The contract will see Urenco continuing to supply Ukraine’s Energoatom with enriched uranium until 2035, with an option to extend the contract to 2043.
The contract was signed by Energoatom President Petro Kotin (pictured above, centre) and Urenco CEO Boris Schucht (third from the right) during the World Nuclear Exhibition 2023 in Paris.
Urenco, a UK-Dutch-German company, has worked with Energoatom since 2009. Since it has ended links with Russian nuclear fuel, Energoatom’s sole supplier for fuel assemblies for its power plants has been Westinghouse Electric Sweden, with the enriched uranium used for that fuel manufacture supplied by Urenco. Energotaom said that the current supply contracts with Urenco – for enriched uranium product and natural uranium hexafluoride – expire in 2025.
Kotin said: “Energoatom and Urenco already have a positive experience of cooperation, so that the signing of the contract is another step towards ensuring the energy independence of our country for years to come. Urenco’s global presence ensures diversity and security of supply for customers through enrichment facilities in Germany, the Netherlands, the USA and the UK.”
Schucht said: “Since the outbreak of the conflict, it has been more important than ever that Urenco plays its part to assist Ukraine to generate power for the country. We have provided support to our customer Energoatom, and its employees, and increased our supply of nuclear enrichment services to them to help enable energy independence and security of supply. This latest agreement will continue our productive working relationship.”
The UK’s minister for nuclear, Andrew Bowie, said the contract would “help secure Ukraine’s energy independence in the years to come”.

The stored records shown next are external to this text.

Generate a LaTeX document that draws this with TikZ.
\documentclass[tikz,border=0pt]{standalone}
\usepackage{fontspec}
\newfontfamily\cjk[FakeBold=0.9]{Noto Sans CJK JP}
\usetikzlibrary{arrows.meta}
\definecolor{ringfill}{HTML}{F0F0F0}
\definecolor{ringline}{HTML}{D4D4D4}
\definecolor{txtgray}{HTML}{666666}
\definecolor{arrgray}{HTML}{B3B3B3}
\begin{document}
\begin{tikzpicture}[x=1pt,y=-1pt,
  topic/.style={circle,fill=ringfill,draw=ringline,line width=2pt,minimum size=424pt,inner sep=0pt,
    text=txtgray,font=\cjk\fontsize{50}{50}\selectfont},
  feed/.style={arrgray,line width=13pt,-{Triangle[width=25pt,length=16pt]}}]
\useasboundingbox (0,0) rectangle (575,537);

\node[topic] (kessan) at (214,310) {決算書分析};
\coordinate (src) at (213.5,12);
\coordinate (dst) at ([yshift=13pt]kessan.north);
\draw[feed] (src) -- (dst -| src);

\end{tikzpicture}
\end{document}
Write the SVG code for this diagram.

Ukraine’s Energy Minister Herman Halushchenko said the manufacture of nuclear fuel was crucial for national security which was why the country was working on “ramping up such production and strengthening cooperation with international partners”.
Ukraine has 15 reactors – including the six at Zaporizhzhia which have been under Russian military control since early March 2022 – whose combined capacity generates about half of its electricity. The country is looking to the West for new nuclear capacity, large and small, including an agreement with Westinghouse to build nine AP1000 reactors at established sites.